**Records with drawing code**.
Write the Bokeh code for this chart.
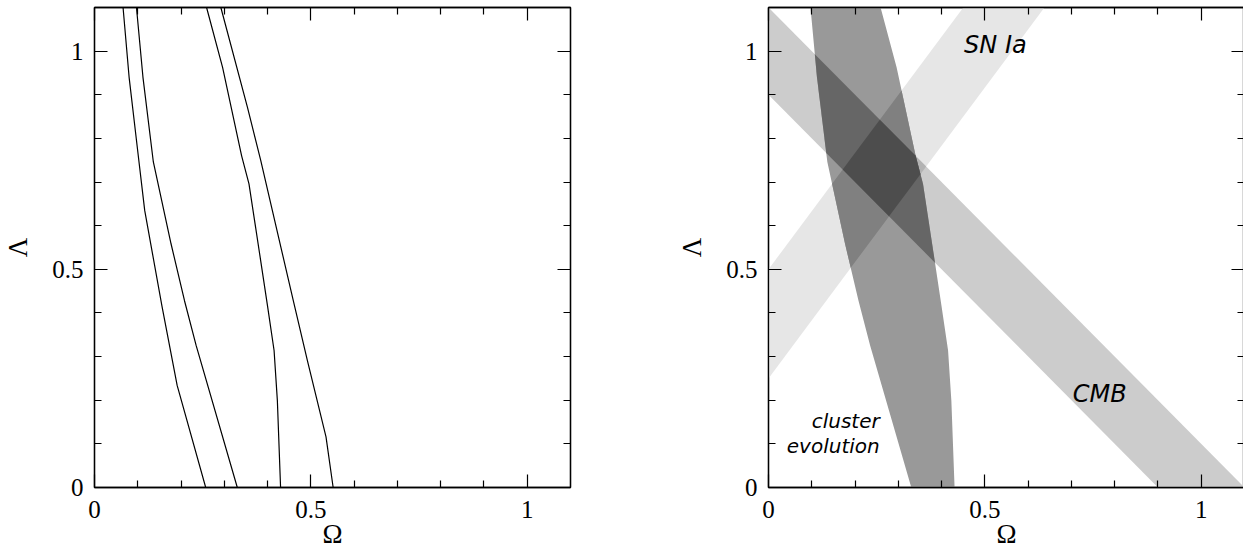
from bokeh.plotting import figure
from bokeh.layouts import row
from bokeh.models import LinearAxis, FixedTicker, Range1d, Label
from bokeh.embed import file_html
from bokeh.resources import INLINE

# ---------------- data ----------------
axis_lo, axis_hi = 0.0, 1.1
major_ticks = [0, 0.5, 1]
major_labels = ["0", "0.5", "1"]
minor_ticks = [0.1, 0.2, 0.3, 0.4, 0.6, 0.7, 0.8, 0.9]
x_title = "\u03a9"
y_title = "\u039b"

# left panel contour curves (Omega, Lambda)
curve1_omega = [0.066, 0.080, 0.100, 0.116, 0.156, 0.191, 0.257]
curve1_lambda = [1.1, 0.94, 0.77, 0.635, 0.415, 0.234, 0.0]
curve2_omega = [0.097, 0.112, 0.136, 0.177, 0.208, 0.235, 0.330]
curve2_lambda = [1.1, 0.94, 0.746, 0.558, 0.428, 0.325, 0.0]
curve3_omega = [0.259, 0.296, 0.340, 0.357, 0.384, 0.400, 0.415, 0.4226, 0.430]
curve3_lambda = [1.1, 0.963, 0.76, 0.696, 0.52, 0.415, 0.314, 0.199, 0.0]
curve4_omega = [0.292, 0.3535, 0.384, 0.459, 0.492, 0.535, 0.5515]
curve4_lambda = [1.1, 0.871, 0.75, 0.43, 0.291, 0.116, 0.0]

# right panel constraints
cmb_sum_low, cmb_sum_high = 0.9, 1.1          # Omega + Lambda
sn_slope = 1.333                               # Lambda - slope*Omega
sn_offset_low, sn_offset_high = 0.25, 0.5

col_sn = "#e6e6e6"
col_cmb = "#cccccc"
col_sn_cmb = "#b3b3b3"
col_cl = "#999999"
col_cl_sn = "#808080"
col_cl_cmb = "#666666"
col_all = "#4d4d4d"

# annotation anchors (Omega, Lambda)
ann_texts = ["SN Ia", "CMB", "cluster", "evolution"]
ann_x = [0.452, 0.703, 0.257, 0.257]
ann_y = [1.015, 0.215, 0.153, 0.096]

# ---------------- geometry helpers ----------------
def clip(poly, a, b, c):
    """keep part of polygon with a*x + b*y + c >= 0"""
    out = []
    n = len(poly)
    for i in range(n):
        P = poly[i]
        Q = poly[(i + 1) % n]
        fp = a * P[0] + b * P[1] + c
        fq = a * Q[0] + b * Q[1] + c
        if fp >= 0:
            out.append(P)
        if (fp >= 0) != (fq >= 0):
            t = fp / (fp - fq)
            out.append((P[0] + t * (Q[0] - P[0]), P[1] + t * (Q[1] - P[1])))
    return out

def clip_all(poly, planes):
    for (a, b, c) in planes:
        if not poly:
            break
        poly = clip(poly, a, b, c)
    return poly

box = [(axis_lo, axis_lo), (axis_hi, axis_lo), (axis_hi, axis_hi), (axis_lo, axis_hi)]
cmb_planes = [(1, 1, -cmb_sum_low), (-1, -1, cmb_sum_high)]
sn_planes = [(-sn_slope, 1, -sn_offset_low), (sn_slope, -1, sn_offset_high)]
box_planes = [(1, 0, -axis_lo), (-1, 0, axis_hi), (0, 1, -axis_lo), (0, -1, axis_hi)]

cluster_poly = list(zip(curve2_omega, curve2_lambda)) + list(zip(curve3_omega[::-1], curve3_lambda[::-1]))
cluster_poly = clip_all(cluster_poly, box_planes)

layers = [
    (clip_all(box, sn_planes), col_sn),
    (clip_all(box, cmb_planes), col_cmb),
    (clip_all(box, sn_planes + cmb_planes), col_sn_cmb),
    (cluster_poly, col_cl),
    (clip_all(cluster_poly, sn_planes), col_cl_sn),
    (clip_all(cluster_poly, cmb_planes), col_cl_cmb),
    (clip_all(cluster_poly, sn_planes + cmb_planes), col_all),
]

# ---------------- figure helpers ----------------
FW, FH = 476, 480
TICK_FONT = "Liberation Serif"

def style_axis(ax, show):
    ax.ticker = FixedTicker(ticks=major_ticks, minor_ticks=minor_ticks)
    ax.major_tick_in = 13
    ax.major_tick_out = 0
    ax.minor_tick_in = 7
    ax.minor_tick_out = 0
    ax.major_tick_line_color = "black"
    ax.minor_tick_line_color = "black"
    ax.major_tick_line_width = 1.2
    ax.minor_tick_line_width = 1.2
    ax.axis_line_color = "black"
    ax.axis_line_width = 1.3
    if show:
        ax.major_label_overrides = dict(zip(major_ticks, major_labels))
        ax.major_label_text_font = TICK_FONT
        ax.major_label_text_font_size = "25px"
        ax.major_label_text_color = "black"
        ax.axis_label_text_font = TICK_FONT
        ax.axis_label_text_font_style = "normal"
        ax.axis_label_text_font_size = "27px"
        ax.axis_label_text_color = "black"
    else:
        ax.major_label_overrides = {t: "" for t in major_ticks}
        ax.major_label_text_font_size = "0px"
        ax.major_label_standoff = 0

def make_fig(min_left, min_right):
    p = figure(frame_width=FW, frame_height=FH,
               x_range=Range1d(axis_lo, axis_hi), y_range=Range1d(axis_lo, axis_hi),
               output_backend="svg", toolbar_location=None, tools="",
               min_border_left=min_left, min_border_right=min_right,
               min_border_top=7, min_border_bottom=58,
               background_fill_color="white", border_fill_color="white")
    p.outline_line_color = "black"
    p.outline_line_width = 1.3
    p.grid.visible = False
    style_axis(p.xaxis[0], True)
    style_axis(p.yaxis[0], True)
    p.xaxis[0].major_label_standoff = 13
    p.xaxis[0].axis_label = x_title
    p.xaxis[0].axis_label_standoff = -2
    p.yaxis[0].major_label_standoff = 11
    p.yaxis[0].axis_label = y_title
    p.yaxis[0].axis_label_standoff = 16
    top = LinearAxis()
    style_axis(top, False)
    p.add_layout(top, "above")
    right = LinearAxis()
    style_axis(right, False)
    p.add_layout(right, "right")
    return p

# ---------------- left panel ----------------
p1 = make_fig(93, 100)
for xs, ys in [(curve1_omega, curve1_lambda), (curve2_omega, curve2_lambda),
               (curve3_omega, curve3_lambda), (curve4_omega, curve4_lambda)]:
    p1.line(xs, ys, line_color="black", line_width=1.2)

# ---------------- right panel ----------------
p2 = make_fig(98, 0)
for poly, col in layers:
    if poly:
        p2.patch([q[0] for q in poly], [q[1] for q in poly],
                 fill_color=col, line_color=None)

ann_font = "DejaVu Sans"
ann_sizes = ["24px", "24px", "20px", "20px"]
ann_align = ["left", "left", "right", "right"]
for t, x, y, s, a in zip(ann_texts, ann_x, ann_y, ann_sizes, ann_align):
    p2.add_layout(Label(x=x, y=y, text=t, text_font=ann_font,
                        text_font_style="italic", text_font_size=s,
                        text_align=a, text_baseline="alphabetic", text_color="black"))

layout = row(p1, p2)
open("out.html", "w").write(file_html(layout, INLINE))
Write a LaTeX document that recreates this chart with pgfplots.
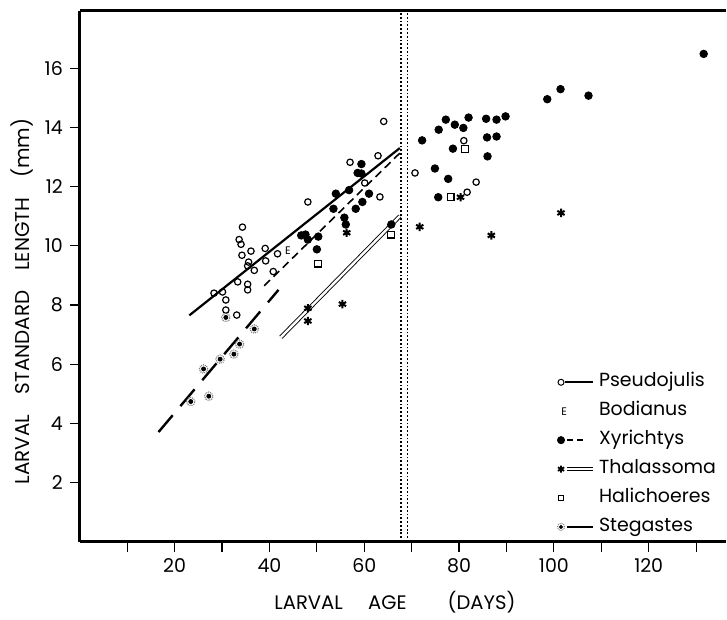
\documentclass[border=0pt]{standalone}
\usepackage{fontspec}
\setmainfont{Poppins}
\usepackage{pgfplots}
\usepackage{pgfplotstable}
\pgfplotsset{compat=1.18}

% larval age (days) vs standard length (mm)
\pgfplotstableread{
x y
64.1 14.20
62.9 13.04
57.0 12.82
60.1 12.12
63.3 11.65
48.1 11.48
34.3 10.63
33.6 10.21
34.0 10.05
36.1 9.82
39.1 9.91
34.2 9.68
41.7 9.73
35.6 9.45
39.2 9.49
36.8 9.17
35.4 9.32
40.8 9.13
33.3 8.78
35.4 8.70
35.4 8.51
28.3 8.40
30.1 8.44
30.8 8.17
30.8 7.83
33.1 7.66
70.7 12.46
81.0 13.55
83.6 12.15
81.7 11.81
}\pseudojulis

\pgfplotstableread{
x y
59.4 12.76
58.6 12.46
59.4 12.44
54.0 11.76
56.8 11.88
61.0 11.76
53.5 11.25
59.6 11.48
58.2 11.25
55.8 10.95
56.1 10.72
46.7 10.35
47.6 10.38
48.1 10.21
50.3 10.31
50.0 9.88
65.7 10.72
72.2 13.56
75.7 13.92
77.2 14.26
79.1 14.09
80.9 13.98
82.0 14.33
85.7 14.29
87.9 14.26
89.8 14.37
85.9 13.66
87.9 13.69
78.7 13.28
86.0 13.02
74.9 12.61
77.7 12.26
75.6 11.64
98.6 14.95
101.4 15.29
107.3 15.07
131.6 16.48
}\xyrichtys

\pgfplotstableread{
x y
50.2 9.40
65.6 10.38
81.3 13.27
78.2 11.64
}\halichoeres

\pgfplotstableread{
x y
56.3 10.44
48.1 7.89
55.4 8.03
48.1 7.46
71.7 10.64
80.3 11.64
86.8 10.35
101.5 11.11
}\thalassoma

\pgfplotstableread{
x y
36.8 7.19
33.7 6.68
32.5 6.34
29.6 6.17
26.1 5.84
27.2 4.92
23.4 4.74
30.8 7.58
}\stegastes

\pgfplotsset{
  stegmark/.style={only marks, mark=o, mark size=2.1pt,
    mark options={dash pattern=on 0.5pt off 0.5pt, line width=0.6pt, gray}},
}

\begin{document}
\begin{tikzpicture}
\begin{axis}[
  scale only axis,
  width=323.5pt, height=266pt,
  xmin=0, xmax=136.2,
  ymin=0, ymax=17.93,
  axis lines=left,
  axis line style={-, line width=1.5pt},
  tick align=outside,
  xtick={20,40,...,120},
  minor xtick={10,30,...,130},
  ytick={2,4,...,16},
  major tick length=5pt,
  minor tick length=5pt,
  tick style={line width=0.6pt, black},
  /pgf/number format/assume math mode=true,
  font=\fontsize{9.5}{11}\selectfont,
  tick label style={font=\fontsize{9.5}{11}\selectfont},
  xlabel={LARVAL\hspace{1.3em}AGE\hspace{2.1em}(DAYS)},
  ylabel={LARVAL\hspace{10pt}STANDARD\hspace{10pt}LENGTH\hspace{10pt}(mm)},
  xlabel style={at={(axis description cs:0.488,-0.113)}, anchor=center, font=\fontsize{9.8}{11}\selectfont},
  ylabel style={at={(axis description cs:-0.09,0.453)}, anchor=center, font=\fontsize{10}{11}\selectfont},
  clip=false,
  legend cell align=left,
  legend style={draw=none, fill=none, at={(axis cs:99.4,-0.1)}, anchor=south west,
    font=\fontsize{9.5}{11}\selectfont, row sep=1pt,
    nodes={text height=7pt, text depth=2.5pt},
    /tikz/every even column/.append style={column sep=3pt}},
]
% time barrier
\addplot[densely dotted, line width=0.9pt, forget plot] coordinates {(67.8,0) (67.8,17.93)};
\addplot[densely dotted, line width=0.9pt, forget plot] coordinates {(69.1,0) (69.1,17.93)};

% fitted lines
\addplot[line width=1.1pt, forget plot] coordinates {(23.1,7.65) (67.5,13.30)};
\addplot[line width=0.8pt, dash pattern=on 4pt off 2.5pt, forget plot] coordinates {(38.9,8.65) (67.5,13.13)};
\addplot[line width=1.2pt, dash pattern=on 11pt off 6pt, forget plot] coordinates {(16.6,3.71) (41.9,8.51)};
\addplot[double, double distance=1.2pt, line width=0.45pt, forget plot] coordinates {(42.4,6.91) (67.5,11.0)};

% points
\addplot[only marks, mark=o, mark size=1.6pt, mark options={line width=0.6pt}, forget plot] table {\pseudojulis};
\addplot[only marks, mark=*, mark size=1.9pt, forget plot] table {\xyrichtys};
\addplot[only marks, mark=square, mark size=1.7pt, mark options={line width=0.6pt}, forget plot] table {\halichoeres};
\addplot[only marks, mark=asterisk, mark size=2.1pt, mark options={line width=1pt}, forget plot] table {\thalassoma};
\addplot[stegmark, forget plot] table {\stegastes};
\addplot[only marks, mark=*, mark size=1pt, forget plot] table {\stegastes};
\addplot[only marks, mark=text, text mark={\fontsize{5.5}{6}\selectfont E}, forget plot] coordinates {(43.9,9.82)};

% frame top
\draw[line width=1.5pt] (rel axis cs:0,1) -- (rel axis cs:1,1);
\path (rel axis cs:0,0) ++(-40pt,-36.5pt);
\path (rel axis cs:1,1) ++(0pt,5.5pt);

% legend
\addlegendimage{legend image code/.code={
  \draw[line width=1.1pt] (2pt,0pt) -- (16pt,0pt);
  \draw plot[mark=o, mark size=1.5pt, mark options={line width=0.5pt, fill=white}] coordinates {(0pt,0pt)};}}
\addlegendentry{Pseudojulis}
\addlegendimage{legend image code/.code={
  \node[font=\fontsize{5.5}{6}\selectfont, inner sep=0pt] at (0pt,0pt) {E};
  \path (16pt,0pt);}}
\addlegendentry{Bodianus}
\addlegendimage{legend image code/.code={
  \draw[line width=0.8pt, dash pattern=on 3pt off 2pt] (3pt,0pt) -- (11pt,0pt);
  \path (16pt,0pt);
  \draw plot[mark=*, mark size=1.8pt] coordinates {(0pt,0pt)};}}
\addlegendentry{Xyrichtys}
\addlegendimage{legend image code/.code={
  \draw[double, double distance=1.2pt, line width=0.45pt] (3pt,0pt) -- (16pt,0pt);
  \draw plot[mark=asterisk, mark size=1.8pt, mark options={line width=0.9pt}] coordinates {(0pt,0pt)};}}
\addlegendentry{Thalassoma}
\addlegendimage{legend image code/.code={
  \draw plot[mark=square, mark size=1.4pt, mark options={line width=0.5pt}] coordinates {(0pt,0pt)};
  \path (16pt,0pt);}}
\addlegendentry{Halichoeres}
\addlegendimage{legend image code/.code={
  \draw[line width=1.1pt] (3pt,0pt) -- (16pt,0pt);
  \draw plot[mark=o, mark size=1.8pt, mark options={dash pattern=on 0.5pt off 0.5pt, line width=0.5pt, gray}] coordinates {(0pt,0pt)};
  \draw plot[mark=*, mark size=0.8pt] coordinates {(0pt,0pt)};}}
\addlegendentry{Stegastes}
\end{axis}
\end{tikzpicture}
\end{document}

**Exercise task**. Without the pictures, return the listing above from its first line through the line that has "ann_y = [1.015, 0.215, 0.153, 0.096]".

**Exercise output**.
Write the Bokeh code for this chart.
from bokeh.plotting import figure
from bokeh.layouts import row
from bokeh.models import LinearAxis, FixedTicker, Range1d, Label
from bokeh.embed import file_html
from bokeh.resources import INLINE

# ---------------- data ----------------
axis_lo, axis_hi = 0.0, 1.1
major_ticks = [0, 0.5, 1]
major_labels = ["0", "0.5", "1"]
minor_ticks = [0.1, 0.2, 0.3, 0.4, 0.6, 0.7, 0.8, 0.9]
x_title = "\u03a9"
y_title = "\u039b"

# left panel contour curves (Omega, Lambda)
curve1_omega = [0.066, 0.080, 0.100, 0.116, 0.156, 0.191, 0.257]
curve1_lambda = [1.1, 0.94, 0.77, 0.635, 0.415, 0.234, 0.0]
curve2_omega = [0.097, 0.112, 0.136, 0.177, 0.208, 0.235, 0.330]
curve2_lambda = [1.1, 0.94, 0.746, 0.558, 0.428, 0.325, 0.0]
curve3_omega = [0.259, 0.296, 0.340, 0.357, 0.384, 0.400, 0.415, 0.4226, 0.430]
curve3_lambda = [1.1, 0.963, 0.76, 0.696, 0.52, 0.415, 0.314, 0.199, 0.0]
curve4_omega = [0.292, 0.3535, 0.384, 0.459, 0.492, 0.535, 0.5515]
curve4_lambda = [1.1, 0.871, 0.75, 0.43, 0.291, 0.116, 0.0]

# right panel constraints
cmb_sum_low, cmb_sum_high = 0.9, 1.1          # Omega + Lambda
sn_slope = 1.333                               # Lambda - slope*Omega
sn_offset_low, sn_offset_high = 0.25, 0.5

col_sn = "#e6e6e6"
col_cmb = "#cccccc"
col_sn_cmb = "#b3b3b3"
col_cl = "#999999"
col_cl_sn = "#808080"
col_cl_cmb = "#666666"
col_all = "#4d4d4d"

# annotation anchors (Omega, Lambda)
ann_texts = ["SN Ia", "CMB", "cluster", "evolution"]
ann_x = [0.452, 0.703, 0.257, 0.257]
ann_y = [1.015, 0.215, 0.153, 0.096]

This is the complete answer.